• Stated task: Return each line of the data below verbatim; pictures are to be left out.

• Information provided:
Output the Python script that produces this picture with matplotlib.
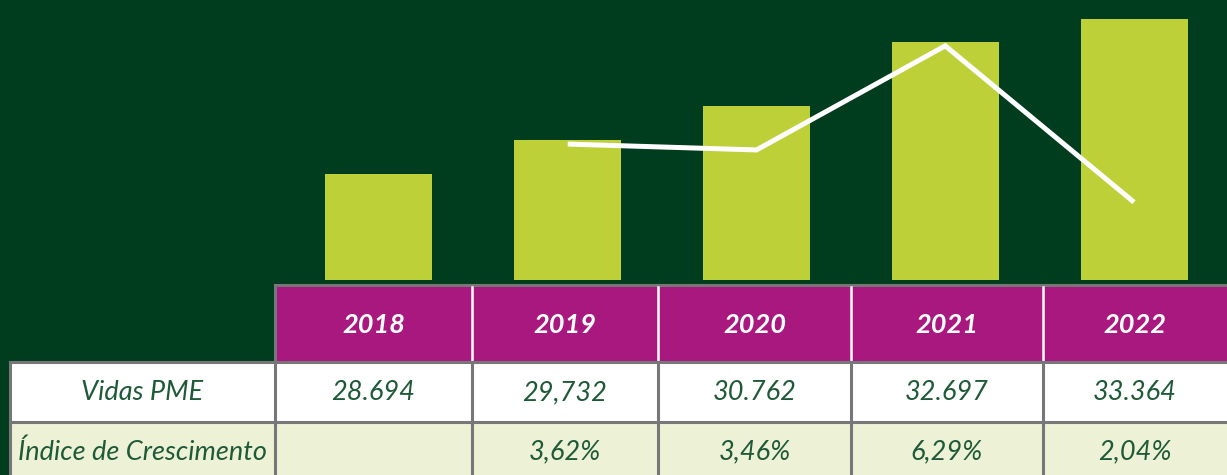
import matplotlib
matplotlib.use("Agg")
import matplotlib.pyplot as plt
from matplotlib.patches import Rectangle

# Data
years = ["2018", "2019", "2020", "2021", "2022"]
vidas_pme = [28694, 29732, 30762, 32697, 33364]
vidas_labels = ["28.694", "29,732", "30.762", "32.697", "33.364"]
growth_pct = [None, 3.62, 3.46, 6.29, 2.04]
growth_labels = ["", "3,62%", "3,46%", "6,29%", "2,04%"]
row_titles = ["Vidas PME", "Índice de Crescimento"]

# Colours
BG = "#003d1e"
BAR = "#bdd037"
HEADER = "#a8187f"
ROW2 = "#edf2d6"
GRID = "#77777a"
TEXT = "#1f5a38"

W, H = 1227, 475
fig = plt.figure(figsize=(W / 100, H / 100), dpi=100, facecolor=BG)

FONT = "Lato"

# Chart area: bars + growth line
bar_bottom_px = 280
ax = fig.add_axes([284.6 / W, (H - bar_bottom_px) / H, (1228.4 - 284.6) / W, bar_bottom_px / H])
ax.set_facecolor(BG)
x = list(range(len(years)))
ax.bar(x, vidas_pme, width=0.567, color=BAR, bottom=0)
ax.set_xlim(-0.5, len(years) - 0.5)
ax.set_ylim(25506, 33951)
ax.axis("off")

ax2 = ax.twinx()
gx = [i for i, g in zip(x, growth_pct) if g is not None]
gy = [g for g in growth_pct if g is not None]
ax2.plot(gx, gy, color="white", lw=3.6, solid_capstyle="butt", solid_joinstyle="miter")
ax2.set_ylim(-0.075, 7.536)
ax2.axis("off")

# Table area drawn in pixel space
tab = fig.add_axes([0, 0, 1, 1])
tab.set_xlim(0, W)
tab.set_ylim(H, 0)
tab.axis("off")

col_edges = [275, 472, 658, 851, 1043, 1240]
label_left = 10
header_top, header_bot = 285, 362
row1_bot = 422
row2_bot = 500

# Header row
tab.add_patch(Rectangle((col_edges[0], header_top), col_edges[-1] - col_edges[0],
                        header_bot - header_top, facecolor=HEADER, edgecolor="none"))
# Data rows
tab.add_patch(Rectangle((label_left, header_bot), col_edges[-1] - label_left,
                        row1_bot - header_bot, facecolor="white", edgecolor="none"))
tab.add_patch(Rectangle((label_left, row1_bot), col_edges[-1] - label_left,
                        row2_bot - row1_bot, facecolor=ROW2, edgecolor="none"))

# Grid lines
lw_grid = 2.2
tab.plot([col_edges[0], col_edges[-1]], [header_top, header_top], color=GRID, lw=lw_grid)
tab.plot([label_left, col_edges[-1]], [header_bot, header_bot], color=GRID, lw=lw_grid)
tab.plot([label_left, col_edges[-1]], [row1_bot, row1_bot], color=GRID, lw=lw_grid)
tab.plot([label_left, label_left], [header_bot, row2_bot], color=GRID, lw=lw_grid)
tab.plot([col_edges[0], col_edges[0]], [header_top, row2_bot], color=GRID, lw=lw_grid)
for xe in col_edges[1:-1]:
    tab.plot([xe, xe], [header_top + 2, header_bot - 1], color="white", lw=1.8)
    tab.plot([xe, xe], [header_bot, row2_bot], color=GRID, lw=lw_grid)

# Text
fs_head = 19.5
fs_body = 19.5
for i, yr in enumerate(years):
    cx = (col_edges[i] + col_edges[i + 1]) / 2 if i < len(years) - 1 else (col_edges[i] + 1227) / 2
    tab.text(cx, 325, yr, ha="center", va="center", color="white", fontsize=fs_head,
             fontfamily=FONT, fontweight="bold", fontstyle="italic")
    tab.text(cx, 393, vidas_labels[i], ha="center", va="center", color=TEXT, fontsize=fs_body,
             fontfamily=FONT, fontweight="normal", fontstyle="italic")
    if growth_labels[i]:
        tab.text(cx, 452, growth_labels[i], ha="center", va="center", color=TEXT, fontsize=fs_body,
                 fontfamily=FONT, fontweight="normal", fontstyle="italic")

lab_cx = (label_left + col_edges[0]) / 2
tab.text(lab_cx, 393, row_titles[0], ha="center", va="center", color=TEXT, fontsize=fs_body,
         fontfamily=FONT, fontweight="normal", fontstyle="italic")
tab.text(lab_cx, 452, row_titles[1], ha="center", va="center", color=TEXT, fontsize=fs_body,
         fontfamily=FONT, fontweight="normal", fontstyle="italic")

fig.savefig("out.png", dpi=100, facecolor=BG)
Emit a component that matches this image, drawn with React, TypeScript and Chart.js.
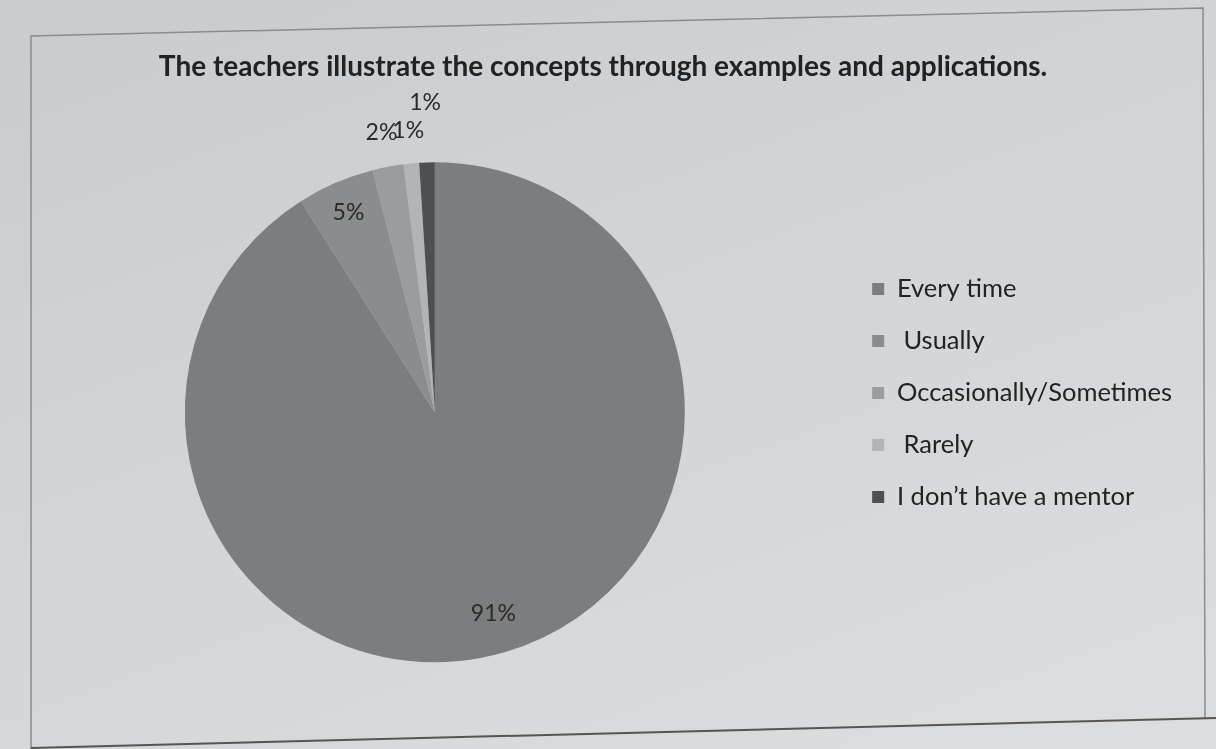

• Response to the task:
Output the Python script that produces this picture with matplotlib.
import matplotlib
matplotlib.use("Agg")
import matplotlib.pyplot as plt
from matplotlib.patches import Rectangle

# Data
years = ["2018", "2019", "2020", "2021", "2022"]
vidas_pme = [28694, 29732, 30762, 32697, 33364]
vidas_labels = ["28.694", "29,732", "30.762", "32.697", "33.364"]
growth_pct = [None, 3.62, 3.46, 6.29, 2.04]
growth_labels = ["", "3,62%", "3,46%", "6,29%", "2,04%"]
row_titles = ["Vidas PME", "Índice de Crescimento"]

# Colours
BG = "#003d1e"
BAR = "#bdd037"
HEADER = "#a8187f"
ROW2 = "#edf2d6"
GRID = "#77777a"
TEXT = "#1f5a38"

W, H = 1227, 475
fig = plt.figure(figsize=(W / 100, H / 100), dpi=100, facecolor=BG)

FONT = "Lato"

# Chart area: bars + growth line
bar_bottom_px = 280
ax = fig.add_axes([284.6 / W, (H - bar_bottom_px) / H, (1228.4 - 284.6) / W, bar_bottom_px / H])
ax.set_facecolor(BG)
x = list(range(len(years)))
ax.bar(x, vidas_pme, width=0.567, color=BAR, bottom=0)
ax.set_xlim(-0.5, len(years) - 0.5)
ax.set_ylim(25506, 33951)
ax.axis("off")

ax2 = ax.twinx()
gx = [i for i, g in zip(x, growth_pct) if g is not None]
gy = [g for g in growth_pct if g is not None]
ax2.plot(gx, gy, color="white", lw=3.6, solid_capstyle="butt", solid_joinstyle="miter")
ax2.set_ylim(-0.075, 7.536)
ax2.axis("off")

# Table area drawn in pixel space
tab = fig.add_axes([0, 0, 1, 1])
tab.set_xlim(0, W)
tab.set_ylim(H, 0)
tab.axis("off")

col_edges = [275, 472, 658, 851, 1043, 1240]
label_left = 10
header_top, header_bot = 285, 362
row1_bot = 422
row2_bot = 500

# Header row
tab.add_patch(Rectangle((col_edges[0], header_top), col_edges[-1] - col_edges[0],
                        header_bot - header_top, facecolor=HEADER, edgecolor="none"))
# Data rows
tab.add_patch(Rectangle((label_left, header_bot), col_edges[-1] - label_left,
                        row1_bot - header_bot, facecolor="white", edgecolor="none"))
tab.add_patch(Rectangle((label_left, row1_bot), col_edges[-1] - label_left,
                        row2_bot - row1_bot, facecolor=ROW2, edgecolor="none"))

# Grid lines
lw_grid = 2.2
tab.plot([col_edges[0], col_edges[-1]], [header_top, header_top], color=GRID, lw=lw_grid)
tab.plot([label_left, col_edges[-1]], [header_bot, header_bot], color=GRID, lw=lw_grid)
tab.plot([label_left, col_edges[-1]], [row1_bot, row1_bot], color=GRID, lw=lw_grid)
tab.plot([label_left, label_left], [header_bot, row2_bot], color=GRID, lw=lw_grid)
tab.plot([col_edges[0], col_edges[0]], [header_top, row2_bot], color=GRID, lw=lw_grid)
for xe in col_edges[1:-1]:
    tab.plot([xe, xe], [header_top + 2, header_bot - 1], color="white", lw=1.8)
    tab.plot([xe, xe], [header_bot, row2_bot], color=GRID, lw=lw_grid)

# Text
fs_head = 19.5
fs_body = 19.5
for i, yr in enumerate(years):
    cx = (col_edges[i] + col_edges[i + 1]) / 2 if i < len(years) - 1 else (col_edges[i] + 1227) / 2
    tab.text(cx, 325, yr, ha="center", va="center", color="white", fontsize=fs_head,
             fontfamily=FONT, fontweight="bold", fontstyle="italic")
    tab.text(cx, 393, vidas_labels[i], ha="center", va="center", color=TEXT, fontsize=fs_body,
             fontfamily=FONT, fontweight="normal", fontstyle="italic")
    if growth_labels[i]:
        tab.text(cx, 452, growth_labels[i], ha="center", va="center", color=TEXT, fontsize=fs_body,
                 fontfamily=FONT, fontweight="normal", fontstyle="italic")

lab_cx = (label_left + col_edges[0]) / 2
tab.text(lab_cx, 393, row_titles[0], ha="center", va="center", color=TEXT, fontsize=fs_body,
         fontfamily=FONT, fontweight="normal", fontstyle="italic")
tab.text(lab_cx, 452, row_titles[1], ha="center", va="center", color=TEXT, fontsize=fs_body,
         fontfamily=FONT, fontweight="normal", fontstyle="italic")

fig.savefig("out.png", dpi=100, facecolor=BG)
Emit a component that matches this image, drawn with React, TypeScript and Chart.js.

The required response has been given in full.